Old sugar maple trees fill the Lone Shieling loop. This is one of those photos that do not do the area any justice. Although the hike is short, it features a replica of a crofter’s hut made by those of Scottish Highlanders on the Isle of Skye.

On our way to the next campground at Ingonish, we stopped by Black Brook beach to stretch our legs and make some hot tea. This beach has washrooms with running water, firepits and picnic tables for day use. It’s a nice quiet area but the wind was cold and the waves were strong so we didn’t stay long.

The soft sand at Black Brook Cove Beach would make for a nice place to pitch a tent in the summer.

The search for razor clams on Prince Edward Island

Before we started on our trip, some of our friends told us about their successful clamming experience at Prince Edward Island. Just before we reached the island, I watched Youtube videos of people pouring salt over holes in the sand and catching the long razor clams that get coaxed out. I couldn’t wait to do the same. We discussed ways of preparing our clam harvest with our limited cooking tools while driving across The Confederation Bridge. Completed in 1997, It’s a 13km (8 mile) long bridge connecting land travellers between Prince Edward Island to the rest of Canada. It’s the most expensive 12 minute drive in the country at a cost of $1.3 billion. After arriving on the island, we stopped by the visitor centre to get a map, ask about things to see and do, and most importantly, where we could find these razor clams.

After crossing the bridge, we found ourselves in the centre of the Red Sands Shore area. The iron rich soil, good rainfall, and distinct seasons provide the right conditions for growing potatoes. It’s hard to believe that this island, which also happens to be Canada’s smallest province, is home to 25% of all potatoes grown in the country. Here is a view from Canoe Cove.
We searched on the red sand beaches for keyhole shaped openings, signs of razor clam life underneath. No clams were found.

We made our way into Charlottetown, the capital of P.E.I. and stopped at Receiver Coffee, The Brass Shop, to get a cortado and chai latte. They make sourdough bread and pastries on site, as well as roast their coffee at this location. We took advantage of the quiet, open space to journal and plan our next few days.

Since we turned up empty handed after our first few clam digging attempts, we headed to Claddagh Oyster House to enjoy their happy hour $1 oyster deal! We ordered a dozen P.E.I. Malpeque oysters, they were sweet, a little briny and very fresh.

After our happy hour dinner, we walked around downtown Charlotttetown, spent some time in a bookstore and drove to the nearest Walmart parking lot for the evening. There was only one other RV camper here, the most quiet overnight parking lot so far.

Charlottetown Farmers’ Market

On Saturday, October 21st, 2017, we woke up feeling quite hungry (happy hour oysters are not that filling) and headed to the Charlottetown Farmers’ Market. It was bustling with lots of lines for every vendor.
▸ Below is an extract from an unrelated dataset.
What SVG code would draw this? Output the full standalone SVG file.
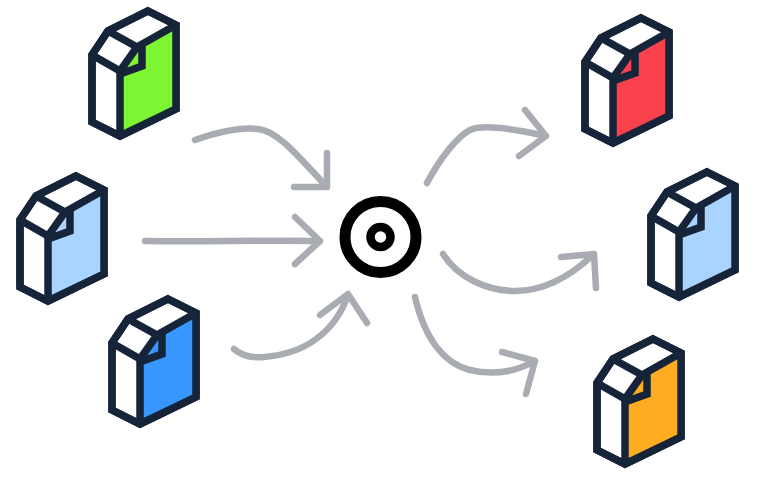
<svg xmlns="http://www.w3.org/2000/svg" width="758" height="478" viewBox="0 0 758 478">
<style>
.b{fill:#fff;stroke:#16243a;stroke-width:7.5;stroke-linejoin:miter;stroke-linecap:butt}
.l{fill:none;stroke:#16243a;stroke-width:7.5;stroke-linejoin:miter;stroke-linecap:butt}
.a{fill:none;stroke:#a9acb3;stroke-width:6.5;stroke-linecap:round;stroke-linejoin:round}
.p{fill:var(--c)}
</style>
<defs>
<g id="doc">
<path class="b" d="M148 11L176 25V109L120 136L92 122V55L108 31Z"/>
<path class="p" d="M137 47L176 25V109L120 136V72Z"/>
<path class="l" d="M148 11L176 25V109L120 136L92 122V55L108 31ZM92 55L120 71V136M108 31L137 47L176 25M137 47L120 71M142 45V66L120 74"/>
</g>
</defs>
<rect width="758" height="478" fill="#fff"/>
<g id="connectors">
<path class="a" d="M195 140C215 133 240 127 258 129C278 131 298 156 326 186M327 153V187H294"/>
<path class="a" d="M145 241C200 242 260 240 320 241M295 217L320 241L295 264"/>
<path class="a" d="M234 349C242 356 252 358 264 357C305 354 335 332 348 295M320 315L348 294L367 323"/>
<path class="a" d="M427 183C440 158 458 136 470 130C482 124 515 129 546 136M525 110L546 136L519 156"/>
<path class="a" d="M443 254C458 278 488 291 515 291C545 291 572 275 594 254M561 257L594 254L596 288"/>
<path class="a" d="M415 297C425 340 445 364 470 370C495 376 515 372 535 361M502 352L535 361L526 394"/>
</g>
<g id="target">
<circle cx="380.500" cy="237" r="35.500" fill="#fff" stroke="#000" stroke-width="11"/>
<circle cx="380.500" cy="237" r="10" fill="#fff" stroke="#000" stroke-width="8.500"/>
</g>
<g id="doc-green" style="--c:#7ef532"><use href="#doc"/></g>
<g id="doc-light-left" transform="translate(-72 165)" style="--c:#a8d4ff"><use href="#doc"/></g>
<g id="doc-blue" transform="translate(20 288)" style="--c:#3797ff"><use href="#doc"/></g>
<g id="doc-red" transform="translate(493 7)" style="--c:#f8414c"><use href="#doc"/></g>
<g id="doc-light-right" transform="translate(559 161)" style="--c:#a8d4ff"><use href="#doc"/></g>
<g id="doc-orange" transform="translate(505 328)" style="--c:#fdad1f"><use href="#doc"/></g>
</svg>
It was as if the entire town had shown up to do their weekly shopping here. We filled up on cabbage rolls from Grandma Jaworski’s, a shiitake mushroom fougasse, crab cakes, chowder, and more oysters. It was very satisfying, this was one of the best farmers’ markets we had visited so far on our trip. This was also where we tasted the most sweet and flavourful hazelnuts grown on the island, from Bill and Elizabeth Glen.

We replenished our bread reserves with a spelt loaf, shiitake fougasse that had more mushroom than bread in a bite, and a hearty loaf of volkenbrot (seeded rye bread). These were all sourdough breads from Angel’s Bread.
We walked by Gallant’s Shellfish & Seafood, a seafood stand selling hot food and take-away items. I overheard a customer rave about their crab cakes . I was hungry and it was an inexpensive snack ($3.5 per crab cake) so I bought one to try. It was so good, packed full of crab meat and lightly breaded and seared, we got another one, as well as a cup of seafood chowder. This chowder was loaded with mouthfuls of scallops, fish, muscles, clams and maybe if you’re lucky, you’ll get a cube of potato. They also had a tiny standing oyster bar with a few varieties, all from P.E.I. We ate a few oysters on the spot, each type different in their flavour, texture, and sweetness. Next time, I will order the whole menu.

Northern and Eastern Shore of PEI

It started to rain by the time we finished our shopping so we decided to explore the Anne of Green Gables Heritage Place and delay our clam digging ventures. Anne of Green Gables is fictional story written by L.M. Montgomery who grew up in Cavendish (North of Red Sands Shore), P.E.I. We learned about life during the Victorian-era, explored the childhood home of L.M. Montgomery and read about her life. After spending some time at the Green Gables Heritage Place, we headed East on the Rue du Golf Shore Parkway. It’s a very scenic drive with many white sand beaches. We stopped a few times to look for clams and take in the scenery. No clams. We drove to the very Eastern point of P.E.I. marked by the East Point Lighthouse which was unfortunately closed for the season.

We continued our drive around the island and stopped by a secluded beach at the end of Anselm MacDonald Rd near Souris to look for more clams. A lot of beautiful sea glass can be found in the area and we and met a local who kindly gifted us her nicest find of the day. No clams.
It was a very gloomy day with occasional bursts of sun and light rain.

Along the road, we saw many signs about the singing sands of Basin Head Beach. Curiosity brought us to the white sanded beach to check for singing. We experienced absolutely no singing and found no clams either. What we did find was a gusty wind and light rain that looked like it was about to get worse. We quickly found a small hut and decided to cooked the rest of our spätzle for dinner here.

We were both feeling wind blown and disappointed with our failed clam digging mission. I suppose we were warned that it was the end of season. It was a cold night in the car, our car frosted over by dawn and we woke up ready to explore the next province.